‘Seek better relations with India, Kashmir at core of ties’: New Pak security policy
NEW DELHI: Pakistan desires to improve its relationship with India, though a “just and peaceful resolution of the Jammu and Kashmir” issue will remain the core of bilateral relations, according to Islamabad’s new National Security Policy released on Friday.
Past governments had focused solely on military security and never planned beyond this, Pakistan Prime Minister Imran Khan said while addressing a ceremony at which he released the public version of the policy. “We’ve never had the concept of a coordinated national security policy,” he said.
National security adviser Moeed Yusuf said the NSP was centred round economic security, and geo-strategic imperatives were included to bolster Pakistan’s security. He said the document was finalised with “full civil-military consensus”.
The 62-page public version of the National Security Policy has separate sections on India and Jammu and Kashmir in the part dealing with Pakistan’s foreign relations. It also contains several other references to India in sections dealing with defence policy and the neighbourhood.
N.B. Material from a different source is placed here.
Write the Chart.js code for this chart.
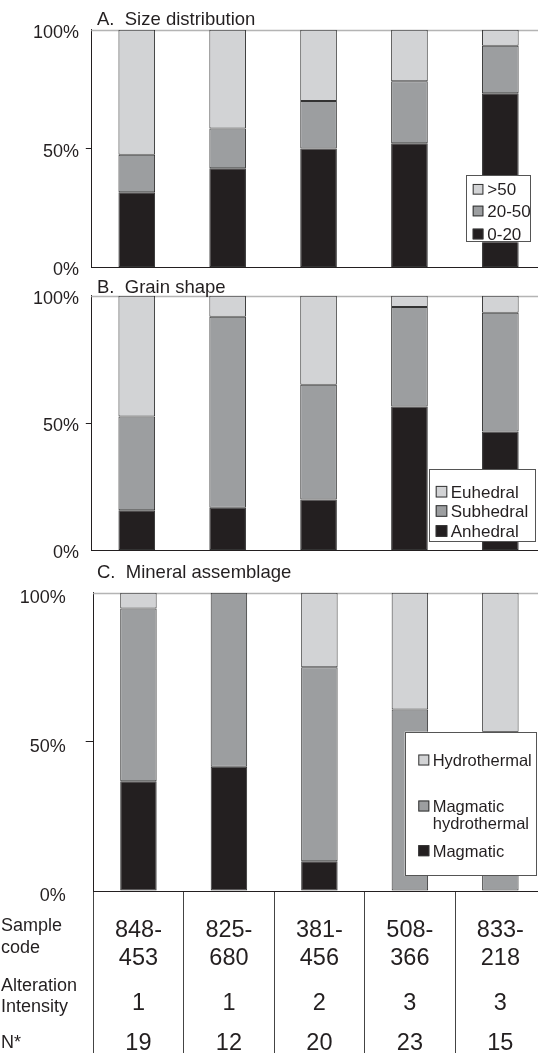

“Pakistan, under its policy of peace at home and abroad, wishes to improve its relationship with India. A just and peaceful resolution of the Jammu and Kashmir dispute remains at the core of our bilateral relationship,” the section on India said.
“Growing Indian arms build-up, facilitated by access to advanced technologies and exceptions in the non-proliferation rules, is a matter of concern for Pakistan. Besides impacting regional stability, such policies of exceptionalism also undermine the global non-proliferation regime,” it added.
The section on India expressed concern at what it said was the “rise of Hindutva-driven politics in India” and said this “impacts Pakistan’s immediate security”. The “political exploitation of a policy of belligerence towards Pakistan by India’s leadership has led to the threat of military adventurism”, it said.
The section also accused India of pursuing “unilateral policy actions on outstanding issues...to impose one-sided solutions”. It added, “Pakistan continues to believe in resolving all outstanding issues through dialogue; however, recent Indian actions remain significant hurdles in this direction.”
The section on Jammu and Kashmir said a “just and peaceful resolution” of this issue remains a vital national security interest for Pakistan. It reiterated Pakistan’s position that India’s decision to scrap the special status of Jammu and Kashmir in August 2019 was “illegal and unilateral”, and alleged that Indian security forces were behind human rights abuses and oppression in Kashmir.
“Pakistan remains steadfast in its moral, diplomatic, political, and legal support to the people of Kashmir until they achieve their right to self-determination guaranteed by the international community as per United Nations Security Council (UNSC) resolutions,” the section on Kashmir said.
The document stated Pakistan will seek to deter war “through full-spectrum deterrence within the precincts of credible minimum nuclear deterrence in concert with our conventional military capabilities and all elements of national power”.
“The expansion of India’s nuclear triad, open-ended statements on nuclear policy, and investments in and introduction of destabilising technologies disturb the strategic balance in the region,” it added.
The document contended that special attention is required to manage “lingering border disputes which continue to pose security threats, particularly along the Line of Control and Working Boundary where ceasefire violations by India threaten civilian lives and property while endangering regional stability”.
Referring to the Indian Ocean region and India’s role as a net security provider, the policy claimed this will “affect the region’s security and economic interests negatively”.
India and Pakistan have not held any substantial and structured talks since the 2008 Mumbai attacks, carried out by the Pakistan-based Lashkar-e-Taiba (LeT), disrupted bilateral ties. Several attempts in the following years to revive talks ran aground after a series of terror attacks, mainly targeting Indian security forces, that were mostly blamed on the Jaish-e-Mohammed (JeM).
After a series of back-channel contacts between security officials of the two countries, the Indian and Pakistani armies agreed in February 2021 to restore the 2003 ceasefire along the Line of Control (LoC). However, the ending of exchanges of fire on the LoC did not lead to further breakthroughs between the two sides.